Hybrid typically improves recall by 5-15% over dense-only with no significant cost increase. Worth the extra 30 lines on any production RAG.

Re-ranking the top-K

For higher precision, fetch top-20 from the vector DB and re-rank with a cross-encoder model (Cohere Rerank, BGE Reranker) to top-5 before sending to the LLM:

import cohere, os
co = cohere.Client(os.environ['COHERE_API_KEY'])

def rerank(question, candidates, top_k=5):
    r = co.rerank(
        query=question,
        documents=[c['text'] for c in candidates],
        top_n=top_k,
        model='rerank-english-v3.0',
    )
    return [candidates[hit.index] for hit in r.results]

Re-ranking is the single biggest precision win you can add after good chunking. Empirically improves answer quality 10-25% on hard queries.

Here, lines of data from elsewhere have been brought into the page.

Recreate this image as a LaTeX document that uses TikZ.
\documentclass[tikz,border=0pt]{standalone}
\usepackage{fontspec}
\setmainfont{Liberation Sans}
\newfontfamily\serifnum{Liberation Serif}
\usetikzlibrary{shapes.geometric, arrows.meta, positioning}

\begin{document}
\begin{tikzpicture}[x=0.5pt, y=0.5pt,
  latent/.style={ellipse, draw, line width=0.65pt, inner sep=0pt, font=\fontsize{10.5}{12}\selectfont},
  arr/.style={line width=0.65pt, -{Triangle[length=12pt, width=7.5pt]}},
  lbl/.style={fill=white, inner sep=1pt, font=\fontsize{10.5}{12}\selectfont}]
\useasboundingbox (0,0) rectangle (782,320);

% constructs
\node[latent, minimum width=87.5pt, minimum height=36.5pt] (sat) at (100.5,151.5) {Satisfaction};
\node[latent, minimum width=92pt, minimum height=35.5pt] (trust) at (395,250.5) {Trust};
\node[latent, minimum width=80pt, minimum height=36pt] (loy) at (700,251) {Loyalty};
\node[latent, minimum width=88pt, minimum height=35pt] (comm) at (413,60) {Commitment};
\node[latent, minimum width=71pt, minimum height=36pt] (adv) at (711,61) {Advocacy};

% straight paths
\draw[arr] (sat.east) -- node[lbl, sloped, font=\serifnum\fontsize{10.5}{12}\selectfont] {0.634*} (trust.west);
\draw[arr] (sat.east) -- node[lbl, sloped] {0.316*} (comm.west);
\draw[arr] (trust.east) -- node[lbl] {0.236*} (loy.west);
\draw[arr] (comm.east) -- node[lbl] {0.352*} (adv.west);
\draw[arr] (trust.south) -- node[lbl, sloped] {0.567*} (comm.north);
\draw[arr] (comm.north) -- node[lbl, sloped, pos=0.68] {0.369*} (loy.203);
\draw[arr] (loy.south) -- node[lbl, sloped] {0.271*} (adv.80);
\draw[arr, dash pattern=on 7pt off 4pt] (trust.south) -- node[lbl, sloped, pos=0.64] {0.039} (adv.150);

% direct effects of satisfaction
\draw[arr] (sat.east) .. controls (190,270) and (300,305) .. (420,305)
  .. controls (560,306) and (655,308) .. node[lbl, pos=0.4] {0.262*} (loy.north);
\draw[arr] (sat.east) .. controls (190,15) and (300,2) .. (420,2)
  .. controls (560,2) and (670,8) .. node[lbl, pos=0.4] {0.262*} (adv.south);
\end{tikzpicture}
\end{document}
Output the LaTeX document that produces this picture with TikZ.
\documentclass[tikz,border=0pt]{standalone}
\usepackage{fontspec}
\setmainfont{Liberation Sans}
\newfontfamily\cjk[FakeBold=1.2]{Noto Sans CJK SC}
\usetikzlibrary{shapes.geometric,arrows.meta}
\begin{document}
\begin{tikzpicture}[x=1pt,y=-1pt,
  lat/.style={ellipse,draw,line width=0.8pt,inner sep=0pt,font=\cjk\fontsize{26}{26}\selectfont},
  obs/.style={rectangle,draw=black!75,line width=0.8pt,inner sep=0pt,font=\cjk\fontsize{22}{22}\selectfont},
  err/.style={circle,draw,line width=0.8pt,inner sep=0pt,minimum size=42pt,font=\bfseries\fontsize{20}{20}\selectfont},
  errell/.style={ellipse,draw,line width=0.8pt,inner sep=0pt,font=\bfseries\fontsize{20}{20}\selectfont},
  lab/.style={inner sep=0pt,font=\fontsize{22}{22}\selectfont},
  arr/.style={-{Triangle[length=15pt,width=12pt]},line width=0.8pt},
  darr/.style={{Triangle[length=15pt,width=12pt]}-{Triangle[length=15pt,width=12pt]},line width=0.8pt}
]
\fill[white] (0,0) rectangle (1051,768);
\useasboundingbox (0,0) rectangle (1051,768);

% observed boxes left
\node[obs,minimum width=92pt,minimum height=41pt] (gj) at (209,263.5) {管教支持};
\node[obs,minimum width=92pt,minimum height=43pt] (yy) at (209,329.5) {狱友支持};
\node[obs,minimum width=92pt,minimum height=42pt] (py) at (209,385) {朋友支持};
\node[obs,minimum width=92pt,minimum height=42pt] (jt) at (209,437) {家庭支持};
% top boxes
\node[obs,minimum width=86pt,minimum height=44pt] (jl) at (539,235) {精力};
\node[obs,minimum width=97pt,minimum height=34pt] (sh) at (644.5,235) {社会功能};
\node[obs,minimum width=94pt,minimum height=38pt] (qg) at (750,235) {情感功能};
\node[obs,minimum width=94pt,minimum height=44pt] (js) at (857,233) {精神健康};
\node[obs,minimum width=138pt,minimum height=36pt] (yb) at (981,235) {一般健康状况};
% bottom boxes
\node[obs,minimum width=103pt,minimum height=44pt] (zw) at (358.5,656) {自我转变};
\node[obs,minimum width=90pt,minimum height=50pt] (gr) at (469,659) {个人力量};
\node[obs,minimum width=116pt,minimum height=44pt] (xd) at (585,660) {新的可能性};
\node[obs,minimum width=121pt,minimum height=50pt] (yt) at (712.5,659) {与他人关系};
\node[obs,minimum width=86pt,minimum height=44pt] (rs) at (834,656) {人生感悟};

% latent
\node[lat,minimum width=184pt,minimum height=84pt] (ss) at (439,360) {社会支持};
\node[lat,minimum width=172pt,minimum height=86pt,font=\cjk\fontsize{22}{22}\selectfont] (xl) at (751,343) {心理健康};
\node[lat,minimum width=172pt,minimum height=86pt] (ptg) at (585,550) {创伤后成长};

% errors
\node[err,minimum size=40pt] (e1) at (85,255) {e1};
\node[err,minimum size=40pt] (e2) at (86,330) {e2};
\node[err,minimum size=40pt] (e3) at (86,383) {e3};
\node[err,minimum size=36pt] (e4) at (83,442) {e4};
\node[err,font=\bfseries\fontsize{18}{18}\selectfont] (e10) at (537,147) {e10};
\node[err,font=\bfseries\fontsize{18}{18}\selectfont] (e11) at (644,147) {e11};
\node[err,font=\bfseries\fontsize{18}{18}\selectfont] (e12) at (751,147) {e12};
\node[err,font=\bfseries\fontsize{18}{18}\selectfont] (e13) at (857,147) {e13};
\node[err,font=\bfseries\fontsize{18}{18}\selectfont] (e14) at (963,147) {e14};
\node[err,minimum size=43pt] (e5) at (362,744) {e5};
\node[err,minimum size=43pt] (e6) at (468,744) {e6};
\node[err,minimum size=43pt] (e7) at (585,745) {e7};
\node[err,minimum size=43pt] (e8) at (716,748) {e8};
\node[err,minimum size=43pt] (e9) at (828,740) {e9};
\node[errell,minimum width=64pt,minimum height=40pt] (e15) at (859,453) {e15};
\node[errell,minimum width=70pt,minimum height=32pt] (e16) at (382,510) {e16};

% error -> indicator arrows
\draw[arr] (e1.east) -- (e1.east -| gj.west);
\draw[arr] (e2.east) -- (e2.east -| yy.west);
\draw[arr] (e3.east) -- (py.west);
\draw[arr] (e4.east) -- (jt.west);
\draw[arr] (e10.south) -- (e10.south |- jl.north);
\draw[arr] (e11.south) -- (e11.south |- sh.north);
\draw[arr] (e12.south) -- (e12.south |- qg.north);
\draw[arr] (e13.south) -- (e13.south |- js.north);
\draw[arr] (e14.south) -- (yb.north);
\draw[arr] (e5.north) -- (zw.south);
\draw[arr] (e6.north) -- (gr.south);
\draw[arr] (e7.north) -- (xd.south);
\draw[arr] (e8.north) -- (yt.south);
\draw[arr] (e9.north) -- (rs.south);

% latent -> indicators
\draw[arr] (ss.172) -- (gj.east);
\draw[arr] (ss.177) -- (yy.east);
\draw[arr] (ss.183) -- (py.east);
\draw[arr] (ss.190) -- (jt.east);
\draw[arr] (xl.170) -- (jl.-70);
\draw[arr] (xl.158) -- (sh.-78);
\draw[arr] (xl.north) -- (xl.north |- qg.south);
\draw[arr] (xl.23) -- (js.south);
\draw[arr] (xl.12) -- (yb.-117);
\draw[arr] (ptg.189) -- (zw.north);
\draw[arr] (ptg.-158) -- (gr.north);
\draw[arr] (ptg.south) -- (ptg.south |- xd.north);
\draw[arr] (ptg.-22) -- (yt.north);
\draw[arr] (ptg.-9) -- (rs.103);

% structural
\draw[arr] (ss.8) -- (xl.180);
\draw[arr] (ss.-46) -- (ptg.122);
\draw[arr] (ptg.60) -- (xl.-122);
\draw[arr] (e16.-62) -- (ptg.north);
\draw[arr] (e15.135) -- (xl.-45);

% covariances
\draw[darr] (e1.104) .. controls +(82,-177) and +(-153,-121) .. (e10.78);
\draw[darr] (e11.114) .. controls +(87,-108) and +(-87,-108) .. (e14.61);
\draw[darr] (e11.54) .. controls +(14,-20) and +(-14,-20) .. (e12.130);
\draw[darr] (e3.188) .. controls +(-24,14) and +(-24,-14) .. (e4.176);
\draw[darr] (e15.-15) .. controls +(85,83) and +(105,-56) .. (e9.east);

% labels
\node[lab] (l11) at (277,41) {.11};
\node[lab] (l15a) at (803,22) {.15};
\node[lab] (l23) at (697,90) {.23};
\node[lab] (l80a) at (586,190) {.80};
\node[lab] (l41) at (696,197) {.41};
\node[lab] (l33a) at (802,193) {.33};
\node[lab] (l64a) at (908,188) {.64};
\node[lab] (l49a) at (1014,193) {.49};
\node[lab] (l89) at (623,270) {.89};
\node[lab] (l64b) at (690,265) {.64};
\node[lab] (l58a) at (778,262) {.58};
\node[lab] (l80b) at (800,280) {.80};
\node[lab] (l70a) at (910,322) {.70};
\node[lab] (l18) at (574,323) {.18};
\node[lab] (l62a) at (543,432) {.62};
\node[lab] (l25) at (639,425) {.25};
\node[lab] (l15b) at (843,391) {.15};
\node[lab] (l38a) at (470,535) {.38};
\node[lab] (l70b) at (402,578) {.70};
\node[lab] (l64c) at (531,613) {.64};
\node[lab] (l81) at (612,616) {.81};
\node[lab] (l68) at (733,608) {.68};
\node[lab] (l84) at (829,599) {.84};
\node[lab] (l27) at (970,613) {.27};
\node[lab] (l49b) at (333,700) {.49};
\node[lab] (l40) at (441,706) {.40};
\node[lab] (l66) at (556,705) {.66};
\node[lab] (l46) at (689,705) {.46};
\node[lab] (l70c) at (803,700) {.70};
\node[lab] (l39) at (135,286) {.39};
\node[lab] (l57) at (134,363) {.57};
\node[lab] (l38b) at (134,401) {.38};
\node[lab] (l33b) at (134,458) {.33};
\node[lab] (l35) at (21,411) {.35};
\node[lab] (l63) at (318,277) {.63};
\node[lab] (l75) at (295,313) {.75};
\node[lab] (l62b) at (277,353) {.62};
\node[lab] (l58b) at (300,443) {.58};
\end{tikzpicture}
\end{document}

Evaluation: don't fly blind

Build a golden-set of 50-100 questions with known good source URLs. After every pipeline change (new chunking, new extractor settings, new embedding model, new retrieval logic), re-run the golden set and measure:

Without an eval set, every change is a vibe-based decision. Spend two hours building the golden set; it pays for itself the first time you avoid a regression.

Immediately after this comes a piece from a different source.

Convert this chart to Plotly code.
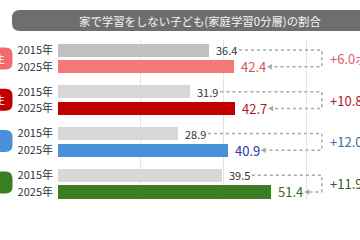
import plotly.graph_objects as go

# ---- data ----
year_labels = ["2015年", "2025年"]
vals_2015 = [36.4, 31.9, 28.9, 39.5]
vals_2025 = [42.4, 42.7, 40.9, 51.4]
diff_labels = ["+6.0ポイント", "+10.8ポイント", "+12.0ポイント", "+11.9ポイント"]
title_text = "家で学習をしない子ども(家庭学習0分層)の割合"

# ---- styles ----
c2015 = ["#c0c0c0", "#d8d8d8", "#d8d8d8", "#d8d8d8"]
c2025 = ["#f47878", "#c00000", "#4a90d9", "#3a7d22"]
lab2025 = ["#d9535a", "#b01c1c", "#2b3a9c", "#3a6b2a"]
diffc = ["#d96070", "#b01c1c", "#3d6aa0", "#3a5a28"]
pillc = ["#f26b6b", "#c00000", "#4a90d9", "#3a7d22"]
FONT = "Noto Sans CJK JP"

W, H = 360, 240
L, R, T, B = 58, 0, 40, 40
PW, PH = W - L - R, H - T - B
XMAX = 72.8
YTOP, YBOT = -0.6, 8.98
PXU = PW / XMAX  # pixels per unit

def px(x):
    return (x - L) / PW

def py(y):
    return (H - B - y) / PH

n = len(vals_2015)
y15 = [2.5 * i for i in range(n)]
y25 = [2.5 * i + 1 for i in range(n)]

fig = go.Figure()
fig.add_trace(go.Bar(x=vals_2015, y=y15, orientation="h", width=0.78,
                     marker=dict(color=c2015, line=dict(width=0)), hoverinfo="skip"))
fig.add_trace(go.Bar(x=vals_2025, y=y25, orientation="h", width=0.78,
                     marker=dict(color=c2025, line=dict(width=0)), hoverinfo="skip"))

shapes = []
ann = []

def rrect(x0, y0, x1, y1, r):
    # pixel coords -> paper path with rounded corners
    return (f"M {px(x0+r)},{py(y0)} L {px(x1-r)},{py(y0)} "
            f"Q {px(x1)},{py(y0)} {px(x1)},{py(y0+r)} L {px(x1)},{py(y1-r)} "
            f"Q {px(x1)},{py(y1)} {px(x1-r)},{py(y1)} L {px(x0+r)},{py(y1)} "
            f"Q {px(x0)},{py(y1)} {px(x0)},{py(y1-r)} L {px(x0)},{py(y0+r)} "
            f"Q {px(x0)},{py(y0)} {px(x0+r)},{py(y0)} Z")

# title banner
shapes.append(dict(type="path", xref="paper", yref="paper", path=rrect(12, 10, 380, 31, 8),
                   fillcolor="#6e6e6e", line=dict(width=0), layer="above"))
ann.append(dict(text=title_text, xref="paper", yref="paper", x=px(200), y=py(20.5),
                xanchor="center", yanchor="middle",
                showarrow=False, font=dict(size=11.4, color="#f4f4f4", family=FONT)))

for i in range(n):
    # left pill
    cy = 58.5 + i * 41.3
    shapes.append(dict(type="path", xref="paper", yref="paper",
                       path=rrect(-20, cy - 11, 12.5, cy + 11, 7),
                       fillcolor=pillc[i], line=dict(width=0), layer="above"))
    if i < 2:
        ann.append(dict(text="生", xref="paper", yref="paper", x=px(7), y=py(cy),
                        xanchor="right", yanchor="middle", showarrow=False,
                        font=dict(size=10, color="white", family=FONT)))
    # value labels
    ann.append(dict(text=f"{vals_2015[i]:.1f}", x=vals_2015[i], y=y15[i], xanchor="left",
                    xshift=5, showarrow=False, font=dict(size=11, color="#333333", family=FONT)))
    ann.append(dict(text=f"{vals_2025[i]:.1f}", x=vals_2025[i], y=y25[i], xanchor="left",
                    xshift=5, showarrow=False, font=dict(size=13, color=lab2025[i], family=FONT)))
    # dotted connector
    xs = vals_2015[i] + 30 / PXU
    xv = 63.6
    xa = vals_2025[i] + 33 / PXU
    shapes.append(dict(type="path", xref="x", yref="y",
                       path=f"M {xs},{y15[i]} L {xv},{y15[i]} L {xv},{y25[i]} L {xa + 4 / PXU},{y25[i]}",
                       line=dict(color="#a8a8a8", width=1.5, dash="dot")))
    shapes.append(dict(type="path", xref="x", yref="y",
                       path=f"M {xa},{y25[i]} L {xa + 5 / PXU},{y25[i] - 0.17} L {xa + 5 / PXU},{y25[i] + 0.17} Z",
                       fillcolor="#a8a8a8", line=dict(width=0)))
    # difference label
    ann.append(dict(text=diff_labels[i], x=65.0, y=(y15[i] + y25[i]) / 2, xanchor="left",
                    showarrow=False, font=dict(size=13, color=diffc[i], family=FONT)))

tickvals = []
ticktext = []
for i in range(n):
    tickvals += [y15[i], y25[i]]
    ticktext += year_labels

fig.update_layout(
    width=W, height=H, margin=dict(l=L, r=R, t=T, b=B),
    paper_bgcolor="white", plot_bgcolor="white", showlegend=False,
    bargap=0, shapes=shapes, annotations=ann,
    xaxis=dict(range=[0, XMAX], dtick=20, showgrid=True, gridcolor="#e4e4e4",
               showticklabels=False, zeroline=False, showline=False, fixedrange=True),
    yaxis=dict(range=[YBOT, YTOP], tickvals=tickvals, ticktext=ticktext, showgrid=False,
               zeroline=False, ticks="", ticklabelstandoff=4,
               tickfont=dict(size=11, color="#333333", family=FONT)),
    font=dict(family=FONT),
)

fig.write_html("out.html")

Refreshing the corpus over time

Re-fetch the sitemap and check each URL's <lastmod> date against your last-converted timestamp. Re-extract only URLs newer than your last sync. Re-chunk and re-embed those updated URLs (delete old chunks first by source_url metadata filter). Schedule the job nightly via cron or GitHub Actions. The whole pipeline is your own Python — no vendor lock-in to worry about.

Recommendation

This pipeline is production-ready as-written for corpora up to ~50K chunks. For larger scale: use a managed vector DB (Pinecone, Qdrant Cloud, Weaviate Cloud) instead of local Chroma, switch to streaming embedding (yield-as-you-go rather than batch), and add observability for retrieval quality regressions. The extraction step (Trafilatura) scales linearly — running 100K URLs through it is the same code, just longer wall-clock time. See also batch convert 100+ URLs for the scaling patterns at the conversion step, and handling JavaScript-rendered pages for the SPA-extraction recipe.

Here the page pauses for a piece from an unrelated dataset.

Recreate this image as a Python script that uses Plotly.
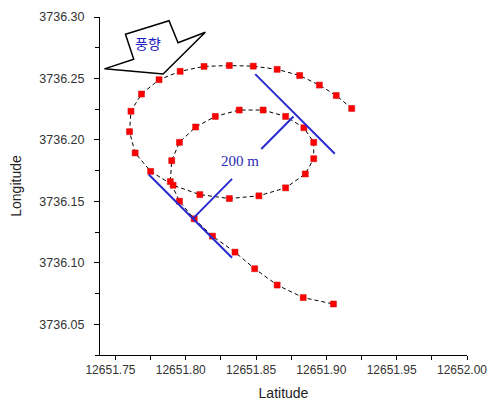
import plotly.graph_objects as go

# Track data (Latitude, Longitude)
lat = [12651.918, 12651.907, 12651.895, 12651.881, 12651.865, 12651.848, 12651.831,
       12651.813, 12651.796, 12651.781, 12651.7685, 12651.761, 12651.760, 12651.764,
       12651.775, 12651.791, 12651.810, 12651.831, 12651.852, 12651.871, 12651.885,
       12651.891, 12651.891, 12651.884, 12651.871, 12651.855, 12651.838, 12651.821,
       12651.807, 12651.7955, 12651.790, 12651.789, 12651.7955, 12651.806, 12651.819,
       12651.835, 12651.849, 12651.865, 12651.8835, 12651.905]
lon = [3736.2256, 3736.2361, 3736.2446, 3736.2524, 3736.2574, 3736.2600, 3736.2605,
       3736.2598, 3736.2558, 3736.2490, 3736.2373, 3736.2233, 3736.2067, 3736.1894,
       3736.1744, 3736.1631, 3736.1555, 3736.1523, 3736.1545, 3736.1610, 3736.1723,
       3736.1847, 3736.1980, 3736.2099, 3736.2191, 3736.2243, 3736.2243, 3736.2191,
       3736.2105, 3736.1980, 3736.1831, 3736.1661, 3736.1501, 3736.1358, 3736.1217,
       3736.1087, 3736.0952, 3736.0819, 3736.0717, 3736.0665]

x_ticks = [12651.75, 12651.80, 12651.85, 12651.90, 12651.95, 12652.00]
y_ticks = [3736.05, 3736.10, 3736.15, 3736.20, 3736.25, 3736.30]
x_tick_labels = ["12651.75", "12651.80", "12651.85", "12651.90", "12651.95", "12652.00"]
y_tick_labels = ["3736.05", "3736.10", "3736.15", "3736.20", "3736.25", "3736.30"]

# Annotation geometry (data units)
blue_lines = [
    ((12651.8494, 3736.2535), (12651.9060, 3736.1888)),
    ((12651.8766, 3736.2191), (12651.8537, 3736.1926)),
    ((12651.7737, 3736.1718), (12651.8329, 3736.1041)),
    ((12651.8056, 3736.1366), (12651.8329, 3736.1683)),
]
arrow_x = [12651.7422, 12651.7630, 12651.7571, 12651.7881, 12651.7945, 12651.8139, 12651.7839]
arrow_y = [3736.2578, 3736.2657, 3736.2860, 3736.2970, 3736.2791, 3736.2876, 3736.2537]
arrow_label = "풍향"
arrow_label_pos = (12651.7734, 3736.2789)
dist_label = "200 m"
dist_label_pos = (12651.8388, 3736.1826)

fig = go.Figure()
fig.add_trace(go.Scatter(
    x=lat, y=lon, mode="lines+markers",
    line=dict(color="black", width=1, dash="4px,3px"),
    marker=dict(symbol="square", size=6, color="#ff0000",
                line=dict(color="#d00000", width=0.5)),
    showlegend=False, hoverinfo="skip"))

shapes = []
for (x0, y0), (x1, y1) in blue_lines:
    shapes.append(dict(type="line", x0=x0, y0=y0, x1=x1, y1=y1, xref="x", yref="y",
                       line=dict(color="#2a2ad0", width=2), layer="above"))
path = "M " + " L ".join(f"{a},{b}" for a, b in zip(arrow_x, arrow_y)) + " Z"
shapes.append(dict(type="path", path=path, xref="x", yref="y",
                   fillcolor="white", line=dict(color="black", width=1.5), layer="above"))

xtickfont = dict(family="Liberation Sans", size=12, color="#333")
ytickfont = dict(family="Liberation Sans", size=12.5, color="#333")
titlefont = dict(family="Liberation Sans", size=14, color="#222")

fig.update_layout(
    width=496, height=402,
    margin=dict(l=92, r=37, t=9, b=55),
    paper_bgcolor="white", plot_bgcolor="white",
    shapes=shapes,
    annotations=[
        dict(x=arrow_label_pos[0], y=arrow_label_pos[1], xref="x", yref="y",
             text=arrow_label, showarrow=False,
             font=dict(family="Noto Sans CJK KR", size=14, color="#2020c0")),
        dict(x=dist_label_pos[0], y=dist_label_pos[1], xref="x", yref="y",
             text=dist_label, showarrow=False, bgcolor="white",
             font=dict(family="Liberation Serif", size=15, color="#2a2ab0")),
    ],
    xaxis=dict(range=[12651.739, 12652.0], tickvals=x_ticks,
               ticktext=x_tick_labels, automargin=False,
               ticklabeloverflow="allow", ticklabelshift=-5,
               showgrid=False, zeroline=False, showline=True, linecolor="black",
               linewidth=1, ticks="outside", ticklen=4, tickcolor="black",
               minor=dict(ticks="outside", dtick=0.025, tick0=12651.75, ticklen=4,
                          tickcolor="black", showgrid=False),
               tickfont=xtickfont,
               title=dict(text="Latitude", standoff=11, font=titlefont)),
    yaxis=dict(range=[3736.025, 3736.30], tickvals=y_ticks,
               ticktext=y_tick_labels, automargin=False,
               ticklabeloverflow="allow",
               showgrid=False, zeroline=False, showline=True, linecolor="black",
               linewidth=1, ticks="outside", ticklen=5, tickcolor="black",
               minor=dict(ticks="outside", dtick=0.025, tick0=3736.025, ticklen=4,
                          tickcolor="black", showgrid=False),
               tickfont=ytickfont, ticklabelstandoff=7,
               title=dict(text="Longitude", standoff=22, font=titlefont)),
)

fig.write_html("out.html")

Frequently asked questions

Why chunk by H2 instead of fixed token windows?
Fixed-window chunking (e.g., 'every 500 tokens') breaks across semantic boundaries — a single explanation gets cut mid-sentence, and the embedding model loses coherence. H2 boundaries align with logical subtopics, so each chunk is a self-contained unit. Empirically this improves retrieval precision by 15-30% over fixed-window chunking on the same corpus.
How do I keep the corpus fresh as the source site updates?
Re-fetch the sitemap and check each URL's <lastmod> date against your last-converted timestamp. Re-convert only URLs newer than your last sync. Re-chunk and re-embed those updated URLs (delete old chunks first by source_url metadata filter). Schedule the job nightly via cron, GitHub Actions, or any scheduler.
Which embedding model should I use?
For most cases, OpenAI text-embedding-3-small ($0.02/M tokens, fast, strong baseline). For higher quality at higher cost, text-embedding-3-large or Voyage's voyage-3. For self-hosted: BGE or E5-large. The chunking strategy matters more than the model — clean H2-bounded Markdown chunks with text-embedding-3-small often outperform messy chunks with the priciest model.
Does MDisBetter offer a programmatic URL-to-Markdown API for this kind of pipeline?
Not today. The web tool at /convert/url-to-markdown is the supported surface for ad-hoc one-off conversions. For the at-scale RAG case in this tutorial, Trafilatura (plus Playwright for JS-heavy sites) is the right OSS path — mature, free, and gives you full programmatic control over rate limits, output structure, and authentication for private pages.